▶ Exercise objective: Print nothing but the lines from the start of the listing below through the line that contains "80, 90, 100];". Do not include the pictures.

▶ Source material:
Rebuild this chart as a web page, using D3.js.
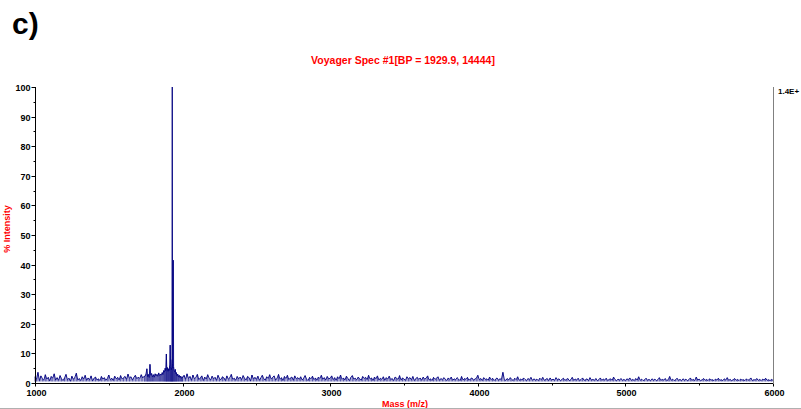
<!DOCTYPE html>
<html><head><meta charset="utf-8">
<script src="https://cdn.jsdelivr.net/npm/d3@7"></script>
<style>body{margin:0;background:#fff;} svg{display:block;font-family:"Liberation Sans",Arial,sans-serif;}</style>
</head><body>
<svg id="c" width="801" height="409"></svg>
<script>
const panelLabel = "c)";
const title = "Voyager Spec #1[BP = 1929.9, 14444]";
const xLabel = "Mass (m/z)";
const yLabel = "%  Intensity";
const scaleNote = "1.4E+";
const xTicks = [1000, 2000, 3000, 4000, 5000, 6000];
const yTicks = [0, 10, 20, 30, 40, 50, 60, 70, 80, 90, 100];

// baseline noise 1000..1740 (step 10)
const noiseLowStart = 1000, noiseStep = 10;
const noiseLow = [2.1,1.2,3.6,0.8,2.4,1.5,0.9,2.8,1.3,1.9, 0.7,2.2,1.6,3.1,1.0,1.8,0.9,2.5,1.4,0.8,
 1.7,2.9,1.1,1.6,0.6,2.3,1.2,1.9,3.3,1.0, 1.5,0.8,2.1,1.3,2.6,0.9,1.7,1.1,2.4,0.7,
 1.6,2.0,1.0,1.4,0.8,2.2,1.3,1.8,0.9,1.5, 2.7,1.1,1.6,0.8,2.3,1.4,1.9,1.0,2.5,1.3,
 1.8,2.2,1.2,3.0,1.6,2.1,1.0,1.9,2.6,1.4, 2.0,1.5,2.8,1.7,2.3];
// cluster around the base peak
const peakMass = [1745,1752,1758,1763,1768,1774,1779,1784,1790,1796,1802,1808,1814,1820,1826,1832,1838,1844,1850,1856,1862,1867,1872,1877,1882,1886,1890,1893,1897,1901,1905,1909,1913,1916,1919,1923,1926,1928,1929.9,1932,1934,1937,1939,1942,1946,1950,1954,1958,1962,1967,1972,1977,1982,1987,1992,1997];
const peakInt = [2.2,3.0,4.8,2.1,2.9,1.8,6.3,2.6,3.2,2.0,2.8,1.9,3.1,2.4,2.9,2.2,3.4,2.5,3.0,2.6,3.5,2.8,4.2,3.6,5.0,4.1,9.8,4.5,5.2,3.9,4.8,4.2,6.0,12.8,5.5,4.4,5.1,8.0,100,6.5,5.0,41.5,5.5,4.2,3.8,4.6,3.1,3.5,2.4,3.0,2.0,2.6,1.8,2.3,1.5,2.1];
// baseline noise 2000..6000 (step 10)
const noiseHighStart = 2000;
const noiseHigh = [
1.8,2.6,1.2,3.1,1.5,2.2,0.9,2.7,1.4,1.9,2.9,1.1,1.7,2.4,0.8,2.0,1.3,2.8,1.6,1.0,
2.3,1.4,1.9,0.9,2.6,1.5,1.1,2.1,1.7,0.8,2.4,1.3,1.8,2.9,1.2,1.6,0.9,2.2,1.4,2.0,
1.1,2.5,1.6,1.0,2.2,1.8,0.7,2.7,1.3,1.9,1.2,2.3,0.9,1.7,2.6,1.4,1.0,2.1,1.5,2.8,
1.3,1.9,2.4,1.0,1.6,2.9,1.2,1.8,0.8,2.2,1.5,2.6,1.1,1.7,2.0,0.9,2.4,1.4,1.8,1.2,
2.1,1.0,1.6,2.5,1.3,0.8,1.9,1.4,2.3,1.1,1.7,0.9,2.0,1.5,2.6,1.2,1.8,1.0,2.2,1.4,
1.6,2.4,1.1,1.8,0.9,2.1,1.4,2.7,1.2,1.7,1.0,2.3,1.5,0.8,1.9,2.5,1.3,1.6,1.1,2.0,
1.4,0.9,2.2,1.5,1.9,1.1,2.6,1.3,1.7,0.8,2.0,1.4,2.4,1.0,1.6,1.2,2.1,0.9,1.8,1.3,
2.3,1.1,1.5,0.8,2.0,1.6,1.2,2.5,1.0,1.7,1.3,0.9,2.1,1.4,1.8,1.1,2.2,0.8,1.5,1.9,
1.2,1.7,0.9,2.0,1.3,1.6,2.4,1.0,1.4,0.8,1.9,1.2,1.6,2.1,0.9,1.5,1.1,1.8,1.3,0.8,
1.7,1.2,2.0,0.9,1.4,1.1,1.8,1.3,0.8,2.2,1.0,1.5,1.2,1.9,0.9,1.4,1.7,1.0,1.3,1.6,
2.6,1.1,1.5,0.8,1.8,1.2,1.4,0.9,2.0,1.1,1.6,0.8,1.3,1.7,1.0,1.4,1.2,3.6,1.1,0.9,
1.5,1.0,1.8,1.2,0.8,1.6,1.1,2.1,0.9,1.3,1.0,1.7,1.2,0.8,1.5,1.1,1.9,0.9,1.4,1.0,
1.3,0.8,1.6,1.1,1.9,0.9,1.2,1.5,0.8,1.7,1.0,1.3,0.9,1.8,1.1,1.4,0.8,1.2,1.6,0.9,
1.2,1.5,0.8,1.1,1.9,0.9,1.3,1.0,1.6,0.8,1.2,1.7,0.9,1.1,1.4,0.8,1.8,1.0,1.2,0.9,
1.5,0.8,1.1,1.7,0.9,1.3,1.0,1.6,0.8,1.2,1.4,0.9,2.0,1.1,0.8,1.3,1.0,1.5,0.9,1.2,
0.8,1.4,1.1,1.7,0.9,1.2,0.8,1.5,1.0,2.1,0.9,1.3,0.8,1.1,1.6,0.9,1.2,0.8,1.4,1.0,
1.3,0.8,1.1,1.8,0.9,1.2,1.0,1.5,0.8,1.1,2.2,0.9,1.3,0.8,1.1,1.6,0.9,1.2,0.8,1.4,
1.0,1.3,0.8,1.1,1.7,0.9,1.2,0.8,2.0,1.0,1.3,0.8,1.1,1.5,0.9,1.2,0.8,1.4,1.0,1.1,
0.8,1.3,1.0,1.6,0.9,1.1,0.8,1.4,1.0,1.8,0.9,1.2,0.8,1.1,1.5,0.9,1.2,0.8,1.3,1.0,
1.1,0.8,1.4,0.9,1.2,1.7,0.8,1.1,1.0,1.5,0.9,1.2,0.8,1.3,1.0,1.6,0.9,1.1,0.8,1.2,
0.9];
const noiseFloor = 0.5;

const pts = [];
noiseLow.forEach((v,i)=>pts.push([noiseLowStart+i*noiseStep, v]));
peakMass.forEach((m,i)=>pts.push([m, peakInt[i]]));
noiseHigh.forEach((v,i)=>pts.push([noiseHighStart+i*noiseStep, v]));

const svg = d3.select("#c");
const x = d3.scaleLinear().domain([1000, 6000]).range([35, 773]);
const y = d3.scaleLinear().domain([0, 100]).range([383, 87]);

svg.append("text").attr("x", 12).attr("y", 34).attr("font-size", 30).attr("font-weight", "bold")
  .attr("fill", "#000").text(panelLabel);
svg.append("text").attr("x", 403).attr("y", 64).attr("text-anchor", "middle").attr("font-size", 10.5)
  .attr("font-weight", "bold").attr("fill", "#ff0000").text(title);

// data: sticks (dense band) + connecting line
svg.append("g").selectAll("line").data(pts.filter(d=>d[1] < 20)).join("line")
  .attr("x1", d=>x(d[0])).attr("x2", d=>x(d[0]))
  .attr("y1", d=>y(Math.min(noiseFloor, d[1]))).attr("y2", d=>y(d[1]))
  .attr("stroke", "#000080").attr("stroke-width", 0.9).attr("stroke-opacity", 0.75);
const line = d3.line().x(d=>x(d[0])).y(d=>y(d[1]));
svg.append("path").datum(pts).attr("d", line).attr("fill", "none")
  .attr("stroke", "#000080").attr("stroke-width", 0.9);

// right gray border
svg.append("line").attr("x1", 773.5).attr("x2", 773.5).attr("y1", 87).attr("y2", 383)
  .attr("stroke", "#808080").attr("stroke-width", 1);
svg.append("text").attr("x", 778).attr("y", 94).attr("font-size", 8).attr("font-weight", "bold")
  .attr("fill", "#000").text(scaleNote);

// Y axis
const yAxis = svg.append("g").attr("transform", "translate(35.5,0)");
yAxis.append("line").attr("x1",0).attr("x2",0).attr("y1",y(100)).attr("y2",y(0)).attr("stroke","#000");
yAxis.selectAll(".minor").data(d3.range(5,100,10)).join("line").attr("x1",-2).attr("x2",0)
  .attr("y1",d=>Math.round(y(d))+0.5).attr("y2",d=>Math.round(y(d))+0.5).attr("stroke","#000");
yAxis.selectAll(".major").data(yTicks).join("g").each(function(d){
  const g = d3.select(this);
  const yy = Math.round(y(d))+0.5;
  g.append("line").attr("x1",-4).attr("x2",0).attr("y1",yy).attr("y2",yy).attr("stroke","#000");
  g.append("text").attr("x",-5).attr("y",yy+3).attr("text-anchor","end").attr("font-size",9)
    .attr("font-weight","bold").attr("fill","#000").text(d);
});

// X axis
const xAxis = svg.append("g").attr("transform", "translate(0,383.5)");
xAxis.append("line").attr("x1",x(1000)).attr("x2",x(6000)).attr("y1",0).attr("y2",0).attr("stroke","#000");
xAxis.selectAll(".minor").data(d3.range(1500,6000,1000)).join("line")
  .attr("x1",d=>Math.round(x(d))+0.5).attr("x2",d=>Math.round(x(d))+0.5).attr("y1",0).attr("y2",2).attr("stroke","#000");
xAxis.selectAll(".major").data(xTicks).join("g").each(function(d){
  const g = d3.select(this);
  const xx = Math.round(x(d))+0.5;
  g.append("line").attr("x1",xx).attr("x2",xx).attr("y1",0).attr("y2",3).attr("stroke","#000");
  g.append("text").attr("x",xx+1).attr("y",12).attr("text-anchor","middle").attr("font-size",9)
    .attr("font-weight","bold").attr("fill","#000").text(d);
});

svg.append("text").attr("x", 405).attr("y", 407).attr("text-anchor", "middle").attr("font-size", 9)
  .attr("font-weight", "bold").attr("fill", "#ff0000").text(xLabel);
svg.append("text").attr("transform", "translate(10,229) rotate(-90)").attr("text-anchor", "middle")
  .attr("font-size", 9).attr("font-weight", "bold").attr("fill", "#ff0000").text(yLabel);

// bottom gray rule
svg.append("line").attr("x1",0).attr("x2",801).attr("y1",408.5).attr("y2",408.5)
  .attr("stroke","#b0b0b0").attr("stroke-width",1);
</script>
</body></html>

▶ Task answer:
Rebuild this chart as a web page, using D3.js.
<!DOCTYPE html>
<html><head><meta charset="utf-8">
<script src="https://cdn.jsdelivr.net/npm/d3@7"></script>
<style>body{margin:0;background:#fff;} svg{display:block;font-family:"Liberation Sans",Arial,sans-serif;}</style>
</head><body>
<svg id="c" width="801" height="409"></svg>
<script>
const panelLabel = "c)";
const title = "Voyager Spec #1[BP = 1929.9, 14444]";
const xLabel = "Mass (m/z)";
const yLabel = "%  Intensity";
const scaleNote = "1.4E+";
const xTicks = [1000, 2000, 3000, 4000, 5000, 6000];
const yTicks = [0, 10, 20, 30, 40, 50, 60, 70, 80, 90, 100];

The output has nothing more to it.